#### [RECORDS PROVIDED]
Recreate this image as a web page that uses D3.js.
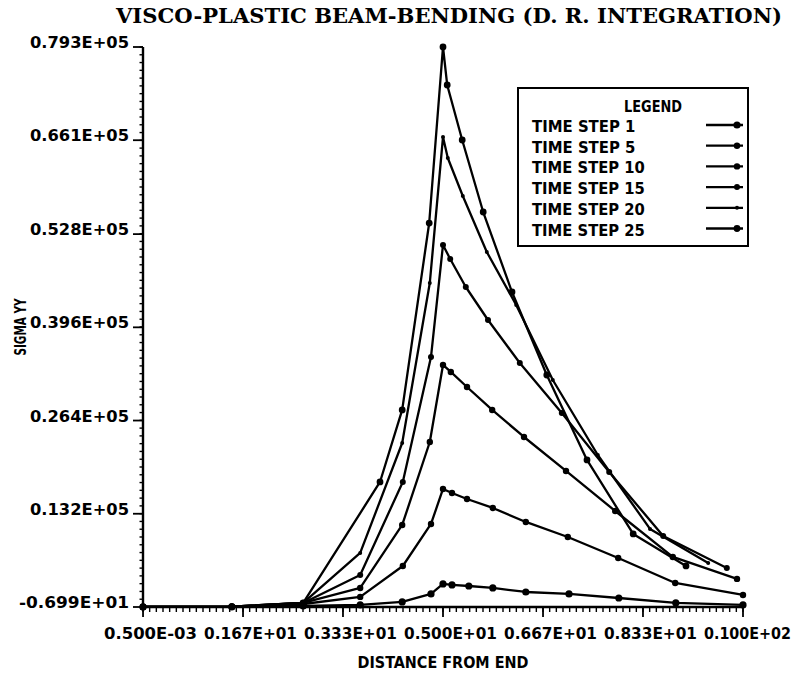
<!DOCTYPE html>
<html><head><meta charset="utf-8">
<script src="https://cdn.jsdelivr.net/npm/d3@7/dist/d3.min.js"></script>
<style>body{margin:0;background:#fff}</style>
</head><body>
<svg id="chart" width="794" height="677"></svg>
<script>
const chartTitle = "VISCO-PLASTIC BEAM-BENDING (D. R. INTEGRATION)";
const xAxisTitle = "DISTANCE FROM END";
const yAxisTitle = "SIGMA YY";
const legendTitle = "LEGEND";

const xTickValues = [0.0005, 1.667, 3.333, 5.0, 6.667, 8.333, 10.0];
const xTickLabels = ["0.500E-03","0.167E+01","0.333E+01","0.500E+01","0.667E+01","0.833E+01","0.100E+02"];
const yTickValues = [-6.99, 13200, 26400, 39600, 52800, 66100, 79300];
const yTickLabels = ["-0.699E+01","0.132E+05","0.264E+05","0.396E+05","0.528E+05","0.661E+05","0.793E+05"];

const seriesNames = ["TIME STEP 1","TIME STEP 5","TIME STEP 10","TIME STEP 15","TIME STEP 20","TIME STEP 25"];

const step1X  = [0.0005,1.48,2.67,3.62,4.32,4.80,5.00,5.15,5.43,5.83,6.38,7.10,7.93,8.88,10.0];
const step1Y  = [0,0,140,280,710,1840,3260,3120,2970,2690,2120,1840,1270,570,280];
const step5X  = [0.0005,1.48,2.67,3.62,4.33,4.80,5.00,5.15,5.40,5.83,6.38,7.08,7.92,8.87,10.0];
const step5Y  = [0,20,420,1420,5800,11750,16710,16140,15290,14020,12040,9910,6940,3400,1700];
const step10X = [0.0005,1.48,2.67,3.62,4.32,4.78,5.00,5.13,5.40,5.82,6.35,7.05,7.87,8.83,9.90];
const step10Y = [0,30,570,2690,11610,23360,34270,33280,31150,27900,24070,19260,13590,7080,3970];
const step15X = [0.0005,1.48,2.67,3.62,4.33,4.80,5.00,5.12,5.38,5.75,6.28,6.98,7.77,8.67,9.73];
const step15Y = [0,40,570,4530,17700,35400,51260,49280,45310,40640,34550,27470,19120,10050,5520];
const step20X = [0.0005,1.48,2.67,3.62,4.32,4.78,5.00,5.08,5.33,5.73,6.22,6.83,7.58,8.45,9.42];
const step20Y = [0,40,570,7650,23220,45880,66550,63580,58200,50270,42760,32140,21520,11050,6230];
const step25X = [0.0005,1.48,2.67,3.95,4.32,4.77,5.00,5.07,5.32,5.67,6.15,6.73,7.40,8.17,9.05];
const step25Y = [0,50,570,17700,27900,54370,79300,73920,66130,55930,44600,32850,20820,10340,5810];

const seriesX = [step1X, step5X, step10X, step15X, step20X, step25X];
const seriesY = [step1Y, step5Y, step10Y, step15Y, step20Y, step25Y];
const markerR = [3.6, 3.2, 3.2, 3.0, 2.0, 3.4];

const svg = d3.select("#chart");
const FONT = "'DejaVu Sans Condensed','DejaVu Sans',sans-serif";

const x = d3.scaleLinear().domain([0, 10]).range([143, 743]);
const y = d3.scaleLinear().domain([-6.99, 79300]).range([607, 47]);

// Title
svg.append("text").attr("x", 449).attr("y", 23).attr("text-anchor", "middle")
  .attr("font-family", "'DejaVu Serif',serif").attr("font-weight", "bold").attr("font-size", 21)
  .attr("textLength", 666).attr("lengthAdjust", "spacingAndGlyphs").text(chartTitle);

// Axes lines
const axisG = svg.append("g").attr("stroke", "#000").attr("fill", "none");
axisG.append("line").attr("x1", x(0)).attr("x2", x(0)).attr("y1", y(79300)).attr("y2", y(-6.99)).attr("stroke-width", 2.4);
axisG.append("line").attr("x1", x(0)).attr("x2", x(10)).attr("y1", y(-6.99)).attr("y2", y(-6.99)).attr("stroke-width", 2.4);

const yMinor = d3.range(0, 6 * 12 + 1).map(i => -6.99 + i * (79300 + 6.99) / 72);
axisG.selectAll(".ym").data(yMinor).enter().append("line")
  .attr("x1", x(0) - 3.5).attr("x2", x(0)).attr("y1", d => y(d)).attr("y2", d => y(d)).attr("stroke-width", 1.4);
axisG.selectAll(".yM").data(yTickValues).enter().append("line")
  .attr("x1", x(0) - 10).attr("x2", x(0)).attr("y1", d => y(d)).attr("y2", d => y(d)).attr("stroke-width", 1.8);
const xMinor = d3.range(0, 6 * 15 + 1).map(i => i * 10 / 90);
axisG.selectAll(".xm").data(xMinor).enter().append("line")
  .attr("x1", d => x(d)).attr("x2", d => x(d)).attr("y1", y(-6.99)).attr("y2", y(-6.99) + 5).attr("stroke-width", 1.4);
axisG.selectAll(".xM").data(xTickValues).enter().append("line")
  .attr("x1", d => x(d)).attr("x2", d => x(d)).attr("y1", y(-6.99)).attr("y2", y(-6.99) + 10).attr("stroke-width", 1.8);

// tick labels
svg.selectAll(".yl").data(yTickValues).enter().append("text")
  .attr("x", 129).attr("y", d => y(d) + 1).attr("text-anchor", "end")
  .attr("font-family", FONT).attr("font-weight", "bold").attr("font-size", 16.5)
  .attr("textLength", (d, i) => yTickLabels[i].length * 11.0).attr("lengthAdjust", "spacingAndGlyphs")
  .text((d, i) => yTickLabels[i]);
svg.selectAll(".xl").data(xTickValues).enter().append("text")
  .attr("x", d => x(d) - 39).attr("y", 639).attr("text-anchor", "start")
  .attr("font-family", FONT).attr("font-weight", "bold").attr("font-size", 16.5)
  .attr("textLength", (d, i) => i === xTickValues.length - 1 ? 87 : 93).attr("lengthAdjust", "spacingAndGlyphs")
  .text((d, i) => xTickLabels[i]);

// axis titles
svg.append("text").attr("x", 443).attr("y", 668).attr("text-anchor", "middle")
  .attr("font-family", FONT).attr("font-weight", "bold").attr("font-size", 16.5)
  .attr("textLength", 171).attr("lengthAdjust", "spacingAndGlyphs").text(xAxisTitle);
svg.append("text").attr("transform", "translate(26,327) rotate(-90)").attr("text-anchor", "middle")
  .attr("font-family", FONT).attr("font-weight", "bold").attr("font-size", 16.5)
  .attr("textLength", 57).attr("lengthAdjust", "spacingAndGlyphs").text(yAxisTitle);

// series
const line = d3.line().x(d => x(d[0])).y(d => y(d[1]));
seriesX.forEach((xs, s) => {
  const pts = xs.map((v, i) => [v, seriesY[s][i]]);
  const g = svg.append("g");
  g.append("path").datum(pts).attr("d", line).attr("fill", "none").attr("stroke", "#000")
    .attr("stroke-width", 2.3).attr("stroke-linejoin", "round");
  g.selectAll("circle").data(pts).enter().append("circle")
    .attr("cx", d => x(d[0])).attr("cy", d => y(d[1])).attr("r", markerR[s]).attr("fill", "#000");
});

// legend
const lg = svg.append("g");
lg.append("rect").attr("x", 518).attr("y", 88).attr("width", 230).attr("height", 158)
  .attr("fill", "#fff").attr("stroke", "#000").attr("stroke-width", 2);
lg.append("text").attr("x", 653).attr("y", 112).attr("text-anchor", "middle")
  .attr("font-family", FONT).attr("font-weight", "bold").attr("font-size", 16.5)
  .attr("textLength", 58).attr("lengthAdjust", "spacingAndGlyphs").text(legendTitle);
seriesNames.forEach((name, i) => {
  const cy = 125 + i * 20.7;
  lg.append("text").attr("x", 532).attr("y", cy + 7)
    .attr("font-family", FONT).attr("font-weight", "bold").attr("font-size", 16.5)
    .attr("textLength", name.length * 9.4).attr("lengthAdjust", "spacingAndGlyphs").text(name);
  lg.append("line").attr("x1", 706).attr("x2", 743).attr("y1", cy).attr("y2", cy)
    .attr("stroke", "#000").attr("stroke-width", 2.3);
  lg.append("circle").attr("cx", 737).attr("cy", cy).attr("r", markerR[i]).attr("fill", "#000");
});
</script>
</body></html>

* * *

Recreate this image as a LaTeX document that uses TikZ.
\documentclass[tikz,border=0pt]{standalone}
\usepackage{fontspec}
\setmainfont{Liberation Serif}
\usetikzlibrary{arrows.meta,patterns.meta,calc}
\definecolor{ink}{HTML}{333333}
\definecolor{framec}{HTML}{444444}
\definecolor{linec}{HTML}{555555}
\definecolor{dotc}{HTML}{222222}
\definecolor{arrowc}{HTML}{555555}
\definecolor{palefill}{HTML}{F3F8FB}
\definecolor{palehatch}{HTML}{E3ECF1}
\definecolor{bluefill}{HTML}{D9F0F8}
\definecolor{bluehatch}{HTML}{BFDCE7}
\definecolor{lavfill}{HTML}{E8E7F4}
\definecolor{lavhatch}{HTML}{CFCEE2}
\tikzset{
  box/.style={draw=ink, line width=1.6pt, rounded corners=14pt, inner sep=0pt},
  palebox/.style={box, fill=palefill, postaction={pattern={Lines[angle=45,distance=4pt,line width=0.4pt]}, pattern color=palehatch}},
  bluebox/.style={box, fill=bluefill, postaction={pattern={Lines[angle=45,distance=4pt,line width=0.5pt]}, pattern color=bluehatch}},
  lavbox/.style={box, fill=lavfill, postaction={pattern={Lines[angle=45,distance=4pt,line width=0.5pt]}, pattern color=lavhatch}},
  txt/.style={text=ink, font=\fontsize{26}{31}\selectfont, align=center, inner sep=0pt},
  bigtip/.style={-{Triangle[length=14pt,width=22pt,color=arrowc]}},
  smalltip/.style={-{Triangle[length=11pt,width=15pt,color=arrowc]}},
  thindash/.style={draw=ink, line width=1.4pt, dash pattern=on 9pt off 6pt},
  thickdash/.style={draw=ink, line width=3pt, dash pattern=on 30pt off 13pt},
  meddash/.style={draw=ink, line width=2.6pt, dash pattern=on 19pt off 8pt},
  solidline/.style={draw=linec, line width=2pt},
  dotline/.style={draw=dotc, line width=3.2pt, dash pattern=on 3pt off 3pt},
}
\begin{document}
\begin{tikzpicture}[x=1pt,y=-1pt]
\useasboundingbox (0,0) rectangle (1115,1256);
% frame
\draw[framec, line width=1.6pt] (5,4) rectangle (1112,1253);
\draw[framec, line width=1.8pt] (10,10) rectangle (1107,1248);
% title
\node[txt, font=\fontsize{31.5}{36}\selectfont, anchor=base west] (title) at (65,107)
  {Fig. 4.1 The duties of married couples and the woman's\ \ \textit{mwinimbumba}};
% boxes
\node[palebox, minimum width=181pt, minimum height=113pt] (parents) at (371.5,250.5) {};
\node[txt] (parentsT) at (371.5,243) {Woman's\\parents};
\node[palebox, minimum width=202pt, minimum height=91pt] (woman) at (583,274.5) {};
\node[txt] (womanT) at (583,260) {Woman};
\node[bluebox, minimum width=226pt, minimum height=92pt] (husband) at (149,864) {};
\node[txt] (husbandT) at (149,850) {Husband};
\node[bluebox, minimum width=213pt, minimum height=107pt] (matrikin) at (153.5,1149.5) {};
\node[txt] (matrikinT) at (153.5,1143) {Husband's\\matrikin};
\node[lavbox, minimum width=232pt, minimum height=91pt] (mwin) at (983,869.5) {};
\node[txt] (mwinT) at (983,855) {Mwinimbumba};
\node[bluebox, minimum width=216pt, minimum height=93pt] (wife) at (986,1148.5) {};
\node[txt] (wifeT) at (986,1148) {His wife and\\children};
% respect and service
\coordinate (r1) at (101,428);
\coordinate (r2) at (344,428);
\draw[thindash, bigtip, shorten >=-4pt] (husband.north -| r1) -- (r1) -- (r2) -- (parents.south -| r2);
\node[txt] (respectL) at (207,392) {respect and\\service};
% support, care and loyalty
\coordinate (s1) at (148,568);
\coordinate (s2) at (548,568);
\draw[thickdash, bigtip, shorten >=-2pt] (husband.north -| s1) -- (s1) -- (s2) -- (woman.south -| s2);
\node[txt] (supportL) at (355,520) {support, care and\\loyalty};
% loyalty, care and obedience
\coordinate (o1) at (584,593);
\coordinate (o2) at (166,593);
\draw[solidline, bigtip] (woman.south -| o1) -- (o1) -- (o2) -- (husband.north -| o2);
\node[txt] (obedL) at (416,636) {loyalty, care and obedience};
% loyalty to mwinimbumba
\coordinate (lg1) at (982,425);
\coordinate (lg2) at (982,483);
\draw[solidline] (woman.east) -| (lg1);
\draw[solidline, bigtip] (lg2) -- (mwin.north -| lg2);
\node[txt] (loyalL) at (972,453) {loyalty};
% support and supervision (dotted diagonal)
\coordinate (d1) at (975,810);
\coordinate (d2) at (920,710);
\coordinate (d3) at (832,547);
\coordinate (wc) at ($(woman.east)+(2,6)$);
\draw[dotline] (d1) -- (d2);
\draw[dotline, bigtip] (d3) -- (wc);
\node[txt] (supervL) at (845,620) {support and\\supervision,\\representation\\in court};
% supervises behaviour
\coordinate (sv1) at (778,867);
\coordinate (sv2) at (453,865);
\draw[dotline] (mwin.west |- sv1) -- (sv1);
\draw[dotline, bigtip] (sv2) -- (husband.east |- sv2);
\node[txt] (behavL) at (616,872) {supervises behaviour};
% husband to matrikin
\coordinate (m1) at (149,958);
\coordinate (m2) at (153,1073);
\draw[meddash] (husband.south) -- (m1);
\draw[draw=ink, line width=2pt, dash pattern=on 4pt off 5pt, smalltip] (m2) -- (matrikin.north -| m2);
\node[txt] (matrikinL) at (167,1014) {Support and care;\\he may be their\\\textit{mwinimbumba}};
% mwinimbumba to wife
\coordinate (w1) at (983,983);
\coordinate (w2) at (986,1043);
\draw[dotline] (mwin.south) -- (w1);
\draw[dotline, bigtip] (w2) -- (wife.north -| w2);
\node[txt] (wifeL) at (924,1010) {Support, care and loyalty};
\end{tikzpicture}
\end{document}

...

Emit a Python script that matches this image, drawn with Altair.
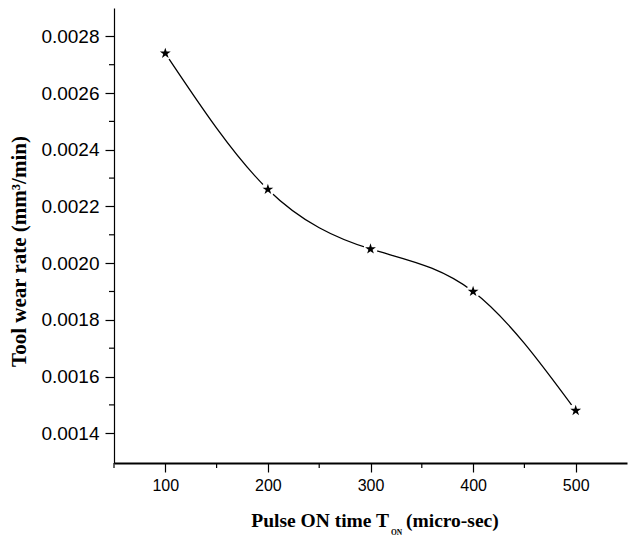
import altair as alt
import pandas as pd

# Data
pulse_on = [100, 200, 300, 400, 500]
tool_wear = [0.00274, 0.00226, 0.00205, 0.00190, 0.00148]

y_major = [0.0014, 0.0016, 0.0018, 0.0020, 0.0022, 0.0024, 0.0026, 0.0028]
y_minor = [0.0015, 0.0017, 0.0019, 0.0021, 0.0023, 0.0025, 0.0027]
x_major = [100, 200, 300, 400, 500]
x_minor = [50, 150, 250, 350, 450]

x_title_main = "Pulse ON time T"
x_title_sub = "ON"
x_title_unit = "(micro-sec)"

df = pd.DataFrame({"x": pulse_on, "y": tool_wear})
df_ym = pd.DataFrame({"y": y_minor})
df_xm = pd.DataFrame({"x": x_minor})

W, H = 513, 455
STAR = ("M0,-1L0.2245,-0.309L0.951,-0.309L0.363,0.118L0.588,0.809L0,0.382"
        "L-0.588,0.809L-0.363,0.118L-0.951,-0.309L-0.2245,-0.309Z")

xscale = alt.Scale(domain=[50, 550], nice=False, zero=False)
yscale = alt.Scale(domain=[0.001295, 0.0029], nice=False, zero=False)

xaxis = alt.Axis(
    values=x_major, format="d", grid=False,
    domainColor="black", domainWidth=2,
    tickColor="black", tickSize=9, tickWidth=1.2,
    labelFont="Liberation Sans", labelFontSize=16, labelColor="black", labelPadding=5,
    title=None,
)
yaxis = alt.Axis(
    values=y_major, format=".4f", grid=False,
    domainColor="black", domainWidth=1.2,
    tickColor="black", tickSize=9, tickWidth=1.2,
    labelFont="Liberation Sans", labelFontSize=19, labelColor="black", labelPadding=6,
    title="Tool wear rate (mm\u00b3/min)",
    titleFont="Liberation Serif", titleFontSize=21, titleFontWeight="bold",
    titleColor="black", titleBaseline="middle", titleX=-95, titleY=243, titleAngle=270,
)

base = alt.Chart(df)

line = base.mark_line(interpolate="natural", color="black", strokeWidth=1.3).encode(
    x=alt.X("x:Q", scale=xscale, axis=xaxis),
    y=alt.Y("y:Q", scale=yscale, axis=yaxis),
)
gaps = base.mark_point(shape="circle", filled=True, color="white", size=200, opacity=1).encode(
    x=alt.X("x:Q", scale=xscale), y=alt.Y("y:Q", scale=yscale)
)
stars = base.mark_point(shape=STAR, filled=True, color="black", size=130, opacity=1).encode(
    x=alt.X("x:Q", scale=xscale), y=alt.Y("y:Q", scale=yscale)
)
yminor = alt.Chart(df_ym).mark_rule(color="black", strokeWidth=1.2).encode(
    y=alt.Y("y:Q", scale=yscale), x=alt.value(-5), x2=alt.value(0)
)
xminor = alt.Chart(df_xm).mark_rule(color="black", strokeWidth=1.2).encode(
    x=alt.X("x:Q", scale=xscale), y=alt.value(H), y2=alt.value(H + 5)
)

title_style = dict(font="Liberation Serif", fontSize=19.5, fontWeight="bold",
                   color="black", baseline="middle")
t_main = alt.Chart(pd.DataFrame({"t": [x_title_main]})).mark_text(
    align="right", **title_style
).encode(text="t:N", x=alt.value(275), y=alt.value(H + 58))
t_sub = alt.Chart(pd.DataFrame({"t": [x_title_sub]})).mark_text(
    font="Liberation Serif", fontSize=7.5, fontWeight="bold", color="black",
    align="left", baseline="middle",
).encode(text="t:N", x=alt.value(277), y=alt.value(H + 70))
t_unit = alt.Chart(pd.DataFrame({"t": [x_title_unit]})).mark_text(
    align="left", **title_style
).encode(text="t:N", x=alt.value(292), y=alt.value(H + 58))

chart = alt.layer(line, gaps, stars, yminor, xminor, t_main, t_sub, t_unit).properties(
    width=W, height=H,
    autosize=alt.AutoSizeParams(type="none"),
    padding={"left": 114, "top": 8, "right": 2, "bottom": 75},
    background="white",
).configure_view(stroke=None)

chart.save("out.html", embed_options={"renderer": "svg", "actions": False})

#### [PROMPT]
Go through the listing above and list every line that has the word "this".

#### [FINAL RESULT]
Recreate this image as a web page that uses D3.js.
Recreate this image as a LaTeX document that uses TikZ.
Emit a Python script that matches this image, drawn with Altair.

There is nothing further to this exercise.